* _EXERCISE INSTRUCTIONS_
Work out the number of lines containing "this". Answer with nothing but that number.

* _RECORDS SUPPLIED_
━━━━━━━━━━

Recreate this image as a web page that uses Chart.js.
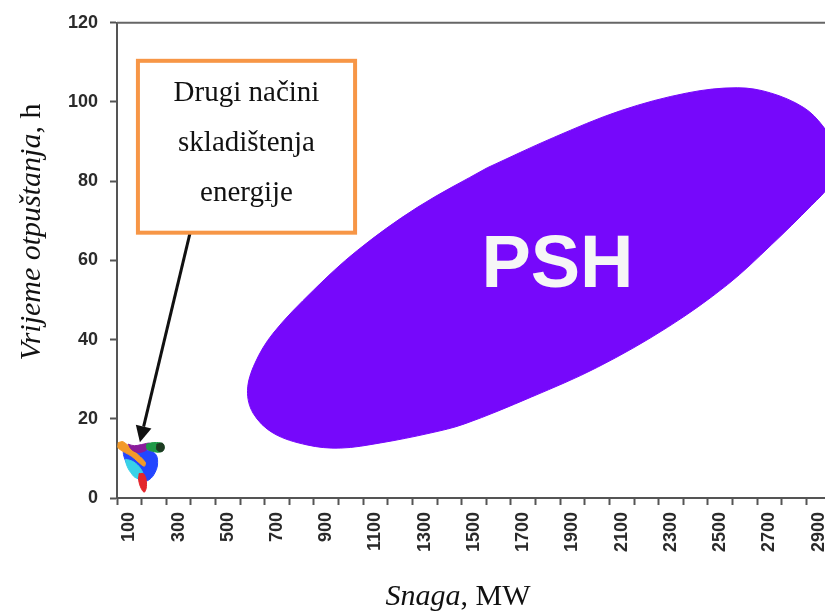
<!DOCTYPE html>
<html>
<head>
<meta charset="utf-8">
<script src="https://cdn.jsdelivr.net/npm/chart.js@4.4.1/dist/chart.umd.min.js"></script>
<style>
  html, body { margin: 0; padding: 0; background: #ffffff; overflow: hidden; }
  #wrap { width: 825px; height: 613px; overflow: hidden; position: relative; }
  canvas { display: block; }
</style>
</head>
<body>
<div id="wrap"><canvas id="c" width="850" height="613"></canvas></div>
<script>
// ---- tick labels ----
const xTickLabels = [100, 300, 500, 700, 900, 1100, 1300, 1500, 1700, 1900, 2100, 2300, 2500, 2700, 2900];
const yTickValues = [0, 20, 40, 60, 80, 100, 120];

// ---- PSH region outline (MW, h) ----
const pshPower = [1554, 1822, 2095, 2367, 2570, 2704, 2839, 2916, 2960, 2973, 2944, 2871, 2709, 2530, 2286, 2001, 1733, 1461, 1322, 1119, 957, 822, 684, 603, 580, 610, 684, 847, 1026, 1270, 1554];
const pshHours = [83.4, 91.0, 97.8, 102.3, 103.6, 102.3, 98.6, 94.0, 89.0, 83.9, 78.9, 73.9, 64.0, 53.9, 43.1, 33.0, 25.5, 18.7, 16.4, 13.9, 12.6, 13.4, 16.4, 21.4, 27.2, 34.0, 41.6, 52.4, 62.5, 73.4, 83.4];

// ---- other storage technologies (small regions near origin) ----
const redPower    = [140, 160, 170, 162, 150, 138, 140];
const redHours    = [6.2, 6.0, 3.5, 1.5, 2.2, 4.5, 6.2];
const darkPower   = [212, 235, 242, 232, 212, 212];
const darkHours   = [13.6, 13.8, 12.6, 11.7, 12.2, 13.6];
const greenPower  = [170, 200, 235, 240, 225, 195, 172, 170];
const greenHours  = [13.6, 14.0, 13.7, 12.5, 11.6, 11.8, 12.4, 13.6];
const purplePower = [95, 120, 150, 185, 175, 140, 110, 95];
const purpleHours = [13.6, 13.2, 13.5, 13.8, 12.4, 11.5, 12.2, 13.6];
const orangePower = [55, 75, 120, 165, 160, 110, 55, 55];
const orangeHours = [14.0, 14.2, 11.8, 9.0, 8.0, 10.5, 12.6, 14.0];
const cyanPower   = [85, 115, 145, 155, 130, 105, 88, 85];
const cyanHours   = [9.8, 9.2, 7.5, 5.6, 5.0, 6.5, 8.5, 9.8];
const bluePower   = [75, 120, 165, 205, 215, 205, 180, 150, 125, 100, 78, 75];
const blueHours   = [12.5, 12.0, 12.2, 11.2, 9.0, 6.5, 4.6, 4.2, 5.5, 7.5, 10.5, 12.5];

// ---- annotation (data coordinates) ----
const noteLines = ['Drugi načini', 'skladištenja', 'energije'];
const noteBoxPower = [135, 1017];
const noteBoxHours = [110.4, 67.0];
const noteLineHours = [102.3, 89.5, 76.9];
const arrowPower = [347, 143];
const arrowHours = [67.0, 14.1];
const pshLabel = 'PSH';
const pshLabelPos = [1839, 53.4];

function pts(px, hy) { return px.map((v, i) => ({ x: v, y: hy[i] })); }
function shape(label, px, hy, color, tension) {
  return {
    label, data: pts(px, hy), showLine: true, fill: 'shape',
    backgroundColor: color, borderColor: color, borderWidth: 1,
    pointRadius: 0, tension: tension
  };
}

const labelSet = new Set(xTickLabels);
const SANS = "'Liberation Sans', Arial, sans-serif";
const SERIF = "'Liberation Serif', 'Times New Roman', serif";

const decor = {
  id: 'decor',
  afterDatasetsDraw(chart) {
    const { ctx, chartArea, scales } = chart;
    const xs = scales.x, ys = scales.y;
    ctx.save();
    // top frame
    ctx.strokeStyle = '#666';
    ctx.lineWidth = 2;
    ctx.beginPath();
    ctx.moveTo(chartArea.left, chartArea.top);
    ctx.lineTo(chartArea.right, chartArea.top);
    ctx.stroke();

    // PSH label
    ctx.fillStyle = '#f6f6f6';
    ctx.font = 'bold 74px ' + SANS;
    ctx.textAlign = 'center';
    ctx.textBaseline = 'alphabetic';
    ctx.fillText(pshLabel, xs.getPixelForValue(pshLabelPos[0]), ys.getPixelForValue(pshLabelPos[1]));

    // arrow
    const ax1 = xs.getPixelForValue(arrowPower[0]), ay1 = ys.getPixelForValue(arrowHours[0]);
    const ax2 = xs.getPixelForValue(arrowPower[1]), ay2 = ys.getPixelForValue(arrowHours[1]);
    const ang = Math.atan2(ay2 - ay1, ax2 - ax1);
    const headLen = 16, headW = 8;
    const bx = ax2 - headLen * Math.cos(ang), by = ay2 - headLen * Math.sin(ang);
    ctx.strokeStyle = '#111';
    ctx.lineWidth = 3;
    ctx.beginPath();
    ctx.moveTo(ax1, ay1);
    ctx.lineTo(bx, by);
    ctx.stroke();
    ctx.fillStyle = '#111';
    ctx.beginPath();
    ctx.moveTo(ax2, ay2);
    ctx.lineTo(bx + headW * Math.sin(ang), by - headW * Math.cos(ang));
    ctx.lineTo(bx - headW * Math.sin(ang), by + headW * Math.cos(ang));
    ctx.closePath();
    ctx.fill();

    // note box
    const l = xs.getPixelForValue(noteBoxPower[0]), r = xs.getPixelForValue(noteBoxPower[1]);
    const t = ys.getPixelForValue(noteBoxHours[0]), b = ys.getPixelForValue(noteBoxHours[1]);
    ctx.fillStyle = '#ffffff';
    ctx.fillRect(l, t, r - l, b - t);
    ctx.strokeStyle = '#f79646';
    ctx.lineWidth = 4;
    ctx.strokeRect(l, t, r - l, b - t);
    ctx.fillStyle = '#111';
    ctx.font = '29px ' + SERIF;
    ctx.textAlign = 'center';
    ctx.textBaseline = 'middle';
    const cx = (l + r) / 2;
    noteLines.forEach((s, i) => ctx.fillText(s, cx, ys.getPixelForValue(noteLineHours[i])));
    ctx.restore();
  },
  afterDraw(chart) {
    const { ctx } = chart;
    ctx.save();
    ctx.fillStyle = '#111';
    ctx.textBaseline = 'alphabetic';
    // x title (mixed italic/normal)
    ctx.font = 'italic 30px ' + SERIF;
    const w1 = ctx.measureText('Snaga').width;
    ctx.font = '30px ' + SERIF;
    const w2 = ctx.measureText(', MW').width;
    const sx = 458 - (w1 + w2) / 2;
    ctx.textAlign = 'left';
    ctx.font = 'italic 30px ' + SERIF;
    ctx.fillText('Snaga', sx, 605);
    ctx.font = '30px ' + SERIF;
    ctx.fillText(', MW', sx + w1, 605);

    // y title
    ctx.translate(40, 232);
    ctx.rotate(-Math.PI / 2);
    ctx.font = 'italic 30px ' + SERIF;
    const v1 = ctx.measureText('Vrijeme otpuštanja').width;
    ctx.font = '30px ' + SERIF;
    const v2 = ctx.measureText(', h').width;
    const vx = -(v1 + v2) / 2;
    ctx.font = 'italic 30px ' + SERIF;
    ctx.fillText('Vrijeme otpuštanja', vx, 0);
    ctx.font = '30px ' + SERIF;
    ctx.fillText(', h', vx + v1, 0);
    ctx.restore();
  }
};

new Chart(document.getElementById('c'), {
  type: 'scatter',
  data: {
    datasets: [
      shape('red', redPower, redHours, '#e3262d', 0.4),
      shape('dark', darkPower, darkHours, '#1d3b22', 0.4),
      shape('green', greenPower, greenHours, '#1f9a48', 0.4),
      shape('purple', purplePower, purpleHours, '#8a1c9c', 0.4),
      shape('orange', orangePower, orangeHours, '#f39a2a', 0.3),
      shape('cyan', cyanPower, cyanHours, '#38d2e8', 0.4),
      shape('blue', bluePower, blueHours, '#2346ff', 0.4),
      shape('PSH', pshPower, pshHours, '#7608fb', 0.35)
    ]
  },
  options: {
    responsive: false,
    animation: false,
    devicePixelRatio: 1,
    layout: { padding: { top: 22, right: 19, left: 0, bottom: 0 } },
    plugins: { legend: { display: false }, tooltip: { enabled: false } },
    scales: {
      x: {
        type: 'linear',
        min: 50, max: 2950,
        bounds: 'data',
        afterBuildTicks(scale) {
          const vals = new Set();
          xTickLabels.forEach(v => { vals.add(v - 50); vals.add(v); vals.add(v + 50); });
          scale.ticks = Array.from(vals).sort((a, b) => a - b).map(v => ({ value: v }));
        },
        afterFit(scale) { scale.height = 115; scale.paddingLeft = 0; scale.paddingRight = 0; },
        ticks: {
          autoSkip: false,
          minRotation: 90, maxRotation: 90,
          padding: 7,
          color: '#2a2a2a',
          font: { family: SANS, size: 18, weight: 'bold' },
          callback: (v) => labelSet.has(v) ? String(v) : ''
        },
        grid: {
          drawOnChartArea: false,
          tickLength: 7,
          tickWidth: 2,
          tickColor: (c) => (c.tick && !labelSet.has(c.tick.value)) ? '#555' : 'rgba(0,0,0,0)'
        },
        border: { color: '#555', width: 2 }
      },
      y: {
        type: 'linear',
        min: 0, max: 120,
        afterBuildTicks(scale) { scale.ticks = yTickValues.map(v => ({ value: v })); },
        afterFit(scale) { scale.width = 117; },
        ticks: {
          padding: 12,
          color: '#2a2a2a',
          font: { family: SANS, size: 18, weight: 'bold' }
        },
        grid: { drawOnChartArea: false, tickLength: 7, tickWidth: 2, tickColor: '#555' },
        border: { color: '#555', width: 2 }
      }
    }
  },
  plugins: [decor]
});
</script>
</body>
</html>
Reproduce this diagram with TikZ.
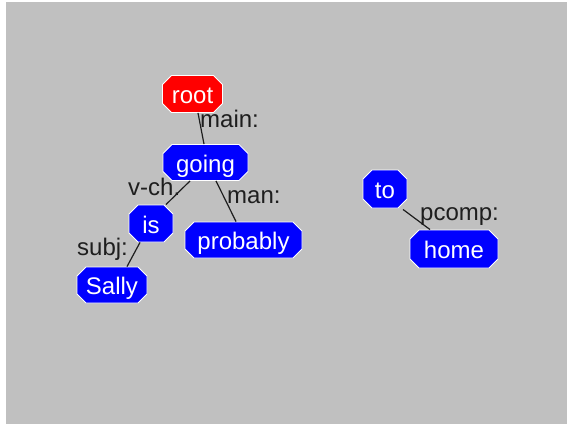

━━━━━━━━━━

* _THE ANSWER_
2